Thanks Jae for your reply and video, I watched your windowed function video a few weeks back which proved useful.
I think this solution will work, I've recreated as per your video but it fails on build. The preview seems to work yet order_site is only shown when the addon is present otherwise its null, not sure if the columns I've assumed from your example are causing issues. It's a large dataset, so not sure if that could be at play.
Content id (order_date)
Library ID (order_site)
user id (id)
Any ideas what this could be?
Try limiting your data with a filter to a few topics so you can visually inspect and understand what's happening in your data. If the data is small enough you could probably export it into Excel.
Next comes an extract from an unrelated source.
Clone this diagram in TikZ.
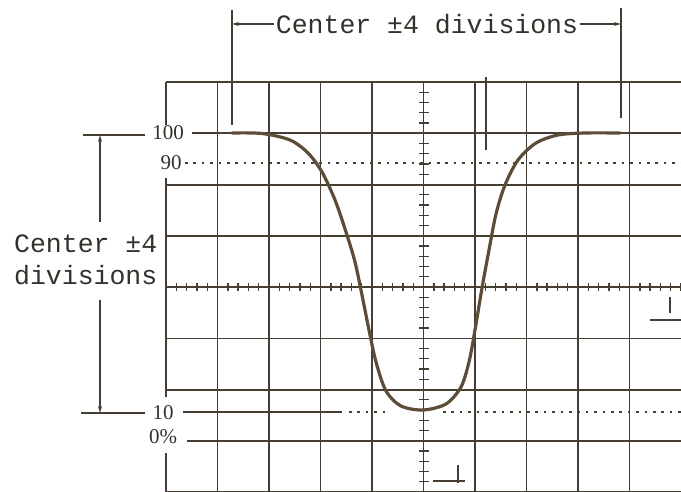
\documentclass[tikz,border=0pt]{standalone}
\usepackage{fontspec}
\setmonofont{Liberation Mono}
\newfontfamily\numfont{Liberation Serif}
\usetikzlibrary{arrows.meta,positioning}
\definecolor{ink}{RGB}{70,62,50}
\definecolor{trace}{RGB}{92,76,56}
\definecolor{txt}{RGB}{52,48,42}
\tikzset{
  gridln/.style ={ink, line width=1.9pt},
  tickln/.style ={ink, line width=1.4pt},
  dotln/.style  ={ink, line width=2.8pt, dash pattern=on 2.6pt off 5.8pt},
  traceln/.style={trace, line width=3.2pt, line cap=round},
  dimln/.style  ={ink, line width=1.3pt},
  dimarr/.style ={ink, line width=1.3pt, -{Stealth[length=7pt,width=4pt]}},
  markln/.style ={ink, line width=1.6pt},
  dimtxt/.style ={font=\fontsize{26.5}{32}\selectfont\ttfamily, text=txt,
                  inner sep=2pt},
  numlbl/.style ={font=\fontsize{21}{24}\selectfont\numfont, text=txt,
                  inner sep=0pt},
}
\begin{document}
\begin{tikzpicture}[x=1pt,y=-1pt]
  \useasboundingbox (0,0) rectangle (681,492);
  % ---- graticule
  \foreach \i in {1,...,9}
    \draw[gridln] (166+51.5*\i,82) -- (166+51.5*\i,492);
  \draw[gridln] (166,82) -- (166,125) (166,178) -- (166,397)
                (166,453) -- (166,492);
  \foreach \j in {0,2,3,4,5,6,8}
    \draw[gridln] (166,82+51.3*\j) -- (681,82+51.3*\j);
  \draw[gridln] (192,133.3) -- (681,133.3);
  \draw[gridln] (187,441.1) -- (681,441.1);
  % ---- minor ticks on the centre axes
  \foreach \k in {1,...,39}
    \draw[tickln] (419,82+10.25*\k) -- (429,82+10.25*\k);
  \foreach \k in {1,...,50}
    \draw[tickln] (166+10.3*\k,283) -- (166+10.3*\k,291);
  % ---- 90 and 10 levels
  \draw[dotln] (185,163) -- (681,163);
  \draw[gridln] (183,412) -- (342,412);
  \draw[dotln] (349,412) -- (390,412) (443,412) -- (681,412);
  % ---- small graticule marks
  \draw[gridln] (486,77) -- (486,150);
  \draw[markln] (670,297) -- (670,313);
  \draw[markln] (650,320) -- (681,320);
  \draw[markln] (458,465) -- (458,483);
  \draw[markln] (433,481) -- (465,481);
  % ---- the pulse
  \draw[traceln] plot[smooth, tension=0.5] coordinates {
    (232,133) (262,133.5) (290,140) (308,153) (322,172) (335,200)
    (346,232) (355,262) (362,295) (369,330) (376,362) (386,391)
    (401,406) (423,410) (446,404) (461,387) (469,362) (475,330)
    (482,288) (489,250) (496,214) (505,185) (518,160) (536,143)
    (558,135) (585,133) (620,133)};
  % ---- level labels
  \node[numlbl] (l100) at (168,133) {100};
  \node[numlbl] (l90)  at (171,163) {90};
  \node[numlbl] (l10)  at (163,413) {10};
  \node[numlbl] (l0)   at (163,437) {0\%};
  % ---- top dimension
  \node[dimtxt] (toplab) at (427,24) {Center ±4 divisions};
  \coordinate (ltop) at (232,24);
  \coordinate (rtop) at (621,24);
  \draw[dimln] (232,10) -- (232,125);
  \draw[dimln] (621,8) -- (621,118);
  \draw[dimarr] (toplab) -- (ltop);
  \draw[dimarr] (toplab) -- (rtop);
  % ---- side dimension
  \node[dimtxt, align=left, anchor=west] (sidelab) at (12,260)
    {Center ±4\\divisions};
  \coordinate (hitop) at (100,135);
  \coordinate (lobot) at (100,413);
  \coordinate (upbeg) at (100,222);
  \coordinate (dnbeg) at (100,300);
  \draw[dimln] (83,135) -- (145,135);
  \draw[dimln] (81,413) -- (145,413);
  \draw[dimarr] (upbeg) -- (hitop);
  \draw[dimarr] (dnbeg) -- (lobot);
\end{tikzpicture}
\end{document}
In table form, use rowCount to understand how many rows are being aggregated and then do the math by hand to know if you're getting the desired / expected results.
Be sure you can state, "for each x, how many different opportunities were there." -- in this case 'opportunities' would be what you're trying to do a count distinct of, and X would be your partition by clause.
Know in advance how many permutations / rows you should have in your denominator and make sure you're getting that.
For brain teasers like this, I'll run the math on a piece of paper first.
If you'd like one on one support, I do have an hourly rate for consulting services.
The build which did work as a preview failed after 3 hours. I'll try limiting the data, but I've got a feeling a big dataset is getting exponentially bigger.